Auctions with Heterogeneous Items and Budget Limits

TL;DR

This paper investigates the design of auction mechanisms with heterogeneous items and budget constraints, establishing impossibility results for deterministic mechanisms and providing randomized solutions under certain conditions.

Contribution

It demonstrates fundamental limitations of deterministic mechanisms in complex auction settings and introduces randomized mechanisms that achieve desired properties for specific cases.

Findings

No deterministic mechanism exists for divisible items with these properties.

Randomized mechanisms can achieve the properties for indivisible items with single-dimensional valuations.

Impossibility results are independent of computational complexity.

Abstract

We study individual rational, Pareto optimal, and incentive compatible mechanisms for auctions with heterogeneous items and budget limits.

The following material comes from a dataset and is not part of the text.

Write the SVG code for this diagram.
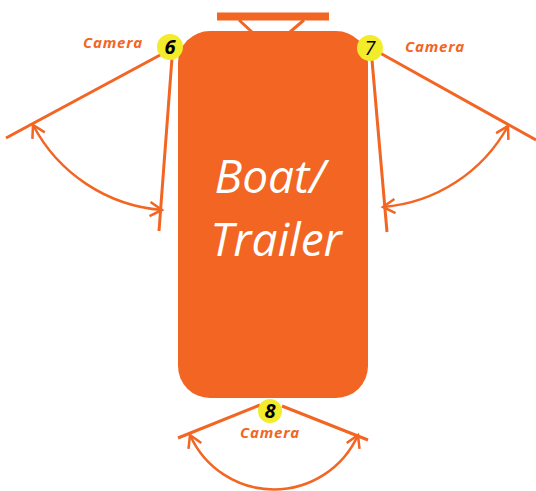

For multi-dimensional valuations we show that there can be no deterministic mechanism with these properties for divisible items. We use this to show that there can also be no randomized mechanism that achieves this for either divisible or indivisible items. For single-dimensional valuations we show that there can be no deterministic mechanism with these properties for indivisible items, but that there is a randomized mechanism that achieves this for either divisible or indivisible items. The impossibility results hold for public budgets, while the mechanism allows private budgets, which is in both cases the harder variant to show. While all positive results are polynomial-time algorithms, all negative results hold independent of complexity considerations.